7. The method (700) of claim 1, wherein the forging (202) adopts a finite element modelling (FEM) to produce the doughnut (208).

8. The method (700) as claimed in claim 1, wherein the step of treating (714) is a heat treatment, wherein the method of heat treatment comprises the steps of:
third heating, the ring (128) at a solution annealing temperature of 955 degrees Celsius for one hours and twenty minutes;
quenching, the heated ring (128) using oil;
fourth heating, the quenched ring (128) at a precipitation treatment temperature of 718 degrees Celsius for eight hours;
air cooling, the heated ring (128) to a room temperature;

9. The method (700) as claimed in claim 1, the rolling machine (706) is configured to roll the heated machined doughnut (210) at a feed rate ranging between 3 millimetres per second to 5 millimetres per second to produce rings (128), wherein the rolling machine (806) is selected from a group comprising a planetary rolling mill, a tandem rolling mill, a cluster mill, a sendzimir mill, and a low capacity rolling machine.

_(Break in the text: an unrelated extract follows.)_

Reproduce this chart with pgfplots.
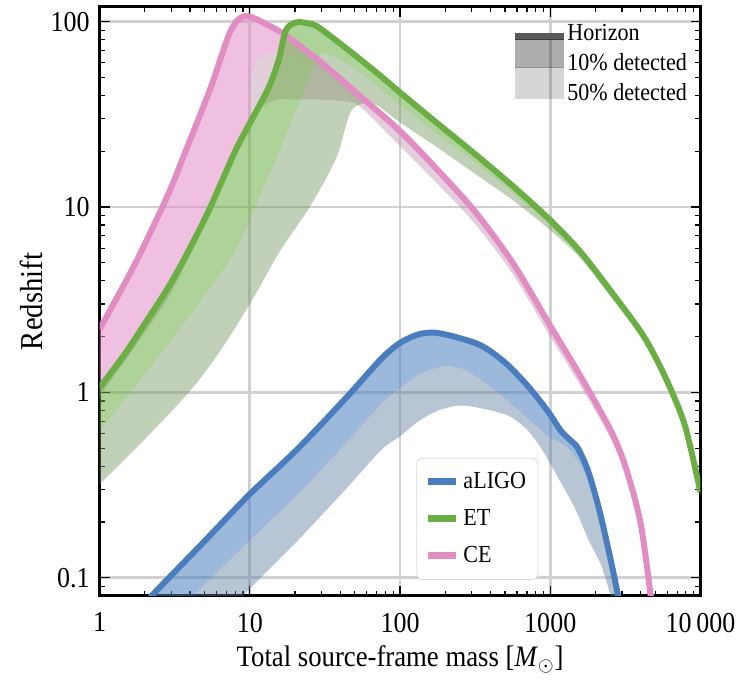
\documentclass[border=0pt]{standalone}
\usepackage{pgfplots}
\pgfplotsset{compat=1.18}
\usepackage{pgfplotstable}
\usepgfplotslibrary{fillbetween}
\usepackage{fontspec}
\setmainfont{Liberation Serif}[FakeStretch=0.9]

\definecolor{alcol}{RGB}{74,125,190}
\definecolor{etcol}{RGB}{106,174,68}
\definecolor{cecol}{RGB}{226,140,196}

% aLIGO: horizon, 10% detected, 50% detected
\pgfplotstableread{
x y
2.0 0.072
2.25 0.081
5 0.158
10 0.283
21 0.50
45 0.96
75 1.52
100 1.85
133 2.06
170 2.10
230 2.00
347 1.79
500 1.45
712 1.08
966 0.79
1180 0.62
1370 0.55
1530 0.50
1780 0.38
2100 0.24
2500 0.13
2820 0.081
3000 0.06
}\alH
\pgfplotstableread{
x y
3.8 0.07
4.2 0.08
10 0.16
21 0.285
45 0.55
75 0.87
100 1.06
133 1.25
190 1.38
260 1.34
347 1.17
500 0.93
745 0.70
1000 0.57
1250 0.52
1450 0.46
1780 0.34
2100 0.21
2500 0.115
2750 0.075
2900 0.06
}\alT
\pgfplotstableread{
x y
8.2 0.07
9 0.08
21 0.16
45 0.31
75 0.49
100 0.58
133 0.70
180 0.80
250 0.85
350 0.82
525 0.75
700 0.63
870 0.50
1100 0.36
1450 0.24
1800 0.16
2180 0.117
2520 0.08
2700 0.06
}\alF

% ET
\pgfplotstableread{
x y
1 1.06
1.5 1.65
2 2.35
2.9 3.75
3.95 5.9
5.4 9.8
8.1 20.5
11.5 34.9
13.5 45
15.6 62.5
17.4 90
20.3 99
24 98
28.8 93
50 66
72 52
100 41.5
178 28.2
316 19.3
562 13.0
1000 8.5
1585 5.75
2512 3.55
3981 2.14
5012 1.55
6310 1.05
7943 0.65
10000 0.29
}\etH
\pgfplotstableread{
x y
1 0.62
2.39 1.52
4.8 3.2
8.1 5.95
12 12.2
15.6 19.8
20.3 33.6
24.7 48.8
27.5 62.5
31 68
38 64
50 56
72 44.5
100 35.7
178 24.8
316 17.4
562 12.0
1000 7.9
1585 5.46
2512 3.4
3981 2.08
5012 1.5
6310 1.02
7943 0.63
10000 0.28
}\etT
\pgfplotstableread{
x y
1 0.32
2 0.56
4 1.02
6.3 1.66
10 3.0
15.8 5.75
25 10
37.3 18.1
45.5 30.8
50.7 34.9
61.8 36.7
72 35
100 28.6
178 20.9
316 15.1
562 10.9
1000 7.5
1585 5.3
2512 3.3
3981 2.05
5012 1.49
6310 1.01
7943 0.625
10000 0.28
}\etF

% CE
\pgfplotstableread{
x y
1 2.2
1.5 4.0
1.93 5.95
2.9 12
3.78 20.5
4.6 30.5
5.6 46
6.5 66
7.3 86
8.2 101
9.2 107
10.5 105
12.5 98
16.4 87
22 73
30 60
50 42
100 25.7
178 15.85
316 9.44
562 5.01
1000 2.29
1585 1.23
2512 0.63
3162 0.40
3981 0.20
4677 0.079
5000 0.05
}\ceH
\pgfplotstableread{
x y
1 1.0
2 2.2
2.9 3.4
3.95 5.6
5.4 9.6
8.1 21
9.7 28
10.0 40
10.4 55
11.5 64
13.5 68
17 67
22 63
30 56
50 39.5
100 24.2
178 15.0
316 8.95
562 4.75
1000 2.17
1585 1.16
2512 0.595
3162 0.375
3981 0.185
4600 0.075
5000 0.04
}\ceT
\pgfplotstableread{
x y
1 0.95
2 2.1
2.9 3.3
3.95 5.4
5.4 9.2
8.1 20
11.5 33
15 38
20 38
30 38
45 37
55 34.5
100 21.3
178 13.3
316 8.1
562 4.35
1000 2.0
1585 1.09
2512 0.57
3162 0.36
3981 0.18
4550 0.075
5000 0.035
}\ceF

\begin{document}
\begin{tikzpicture}
\begin{axis}[
    scale only axis,
    width=301.5pt, height=295.5pt,
    xmode=log, ymode=log,
    xmin=1, xmax=10000, ymin=0.08, ymax=120,
    xtick={1,10,100,1000,10000},
    xticklabels={1,10,100,1000,10\,000},
    ytick={0.1,1,10,100},
    yticklabels={0.1,1,10,100},
    minor xtick={2,3,4,5,6,7,8,9,20,30,40,50,60,70,80,90,200,300,400,500,600,700,800,900,2000,3000,4000,5000,6000,7000,8000,9000},
    minor ytick={0.09,0.2,0.3,0.4,0.5,0.6,0.7,0.8,0.9,2,3,4,5,6,7,8,9,20,30,40,50,60,70,80,90},
    tick align=inside,
    major tick length=5pt, minor tick length=2.5pt,
    tick style={black, line width=0.6pt},
    axis line style={line width=1.5pt},
    grid=major,
    major grid style={line width=1.4pt, black!18},
    tick label style={font=\fontsize{14.5}{16}\selectfont},
    xticklabel style={yshift=-5pt},
    yticklabel style={xshift=-1.5pt},
    xlabel={Total source-frame mass [\textit{M}$_\odot$]},
    ylabel={Redshift},
    xlabel style={font=\fontsize{14.9}{17}\selectfont,
        at={(axis description cs:0.5,-0.108)}, anchor=center},
    ylabel style={font=\fontsize{16}{18}\selectfont,
        at={(axis description cs:-0.113,0.5)}, anchor=center},
    legend style={at={(0.527,0.027)}, anchor=south west, draw=black!15,
        rounded corners=3pt, fill=white, font=\fontsize{12.3}{14}\selectfont,
        row sep=5pt, inner xsep=4pt, inner ysep=5pt},
    legend cell align=left,
    legend image code/.code={\draw[#1, line width=3.5pt] (0pt,0pt) -- (14pt,0pt);},
]
% aLIGO
\addplot[name path=alH, draw=none, smooth, forget plot] table {\alH};
\addplot[name path=alT, draw=none, smooth, forget plot] table {\alT};
\addplot[name path=alF, draw=none, smooth, forget plot] table {\alF};
\addplot[fill=alcol, fill opacity=0.55, draw=none, forget plot] fill between[of=alH and alT];
\addplot[fill=alcol!55!gray, fill opacity=0.45, draw=none, forget plot] fill between[of=alT and alF];
\addplot[alcol, line width=3pt, smooth, forget plot] table {\alH};
% CE
\addplot[name path=ceH, draw=none, smooth, forget plot] table {\ceH};
\addplot[name path=ceT, draw=none, smooth, forget plot] table {\ceT};
\addplot[name path=ceF, draw=none, smooth, forget plot] table {\ceF};
\addplot[fill=cecol, fill opacity=0.55, draw=none, forget plot] fill between[of=ceH and ceT];
\addplot[fill=cecol!55!gray, fill opacity=0.4, draw=none, forget plot] fill between[of=ceT and ceF];
\addplot[cecol, line width=3pt, smooth, forget plot] table {\ceH};
% ET
\addplot[name path=etH, draw=none, smooth, forget plot] table {\etH};
\addplot[name path=etT, draw=none, smooth, forget plot] table {\etT};
\addplot[name path=etF, draw=none, smooth, forget plot] table {\etF};
\addplot[fill=etcol, fill opacity=0.55, draw=none, forget plot] fill between[of=etH and etT];
\addplot[fill=etcol!55!gray, fill opacity=0.45, draw=none, forget plot] fill between[of=etT and etF];
\addplot[etcol, line width=3pt, smooth, forget plot] table {\etH};

\addlegendimage{alcol}
\addlegendentry{aLIGO}
\addlegendimage{etcol}
\addlegendentry{ET}
\addlegendimage{cecol}
\addlegendentry{CE}
\end{axis}

\begin{axis}[
    scale only axis,
    width=301.5pt, height=295.5pt,
    hide axis,
    xmode=log, ymode=log,
    xmin=1, xmax=10000, ymin=0.08, ymax=120,
    legend style={at={(0.69,0.976)}, anchor=north west, draw=none, fill=none,
        font=\fontsize{12.3}{14}\selectfont, row sep=2pt, inner sep=0pt,
        nodes={inner sep=1.5pt}},
    legend cell align=left,
]
\addlegendimage{legend image code/.code={\path[draw=none] (0pt,-4pt) rectangle (25pt,4pt);
    \fill[overlay, draw=none, black!65] (0pt,-3.2pt) rectangle (25pt,0.5pt);}}
\addlegendentry{Horizon}
\addlegendimage{legend image code/.code={\path[draw=none] (0pt,-4pt) rectangle (25pt,4pt);
    \fill[overlay, draw=none, black, fill opacity=0.32] (0pt,-2pt) rectangle (25pt,12.4pt);}}
\addlegendentry{10\% detected}
\addlegendimage{legend image code/.code={\path[draw=none] (0pt,-4pt) rectangle (25pt,4pt);
    \fill[overlay, draw=none, black, fill opacity=0.16] (0pt,-2.5pt) rectangle (25pt,13.4pt);}}
\addlegendentry{50\% detected}
\end{axis}
\path (-50pt,-42pt) rectangle (321pt,299pt);
\end{tikzpicture}
\end{document}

10. A system of forging a Waspaloy alloy, the system (800) comprising:
an electric furnace or sulphur free gas/oil fired furnace (802) configured to heat a billet;
a forging machine (804) configured to forge the billet into a doughnut in a single heat cycle; and
a rolling machine (806) configured to perform radial ring rolling on the heated machined doughnut to produce a ring, wherein the ring is adapted to be machined for achieving desired shape and dimension, wherein the machined ring is adapted to be heat treated for the achieving desired strength and hardness to produce a final ring (130) ready to put in service.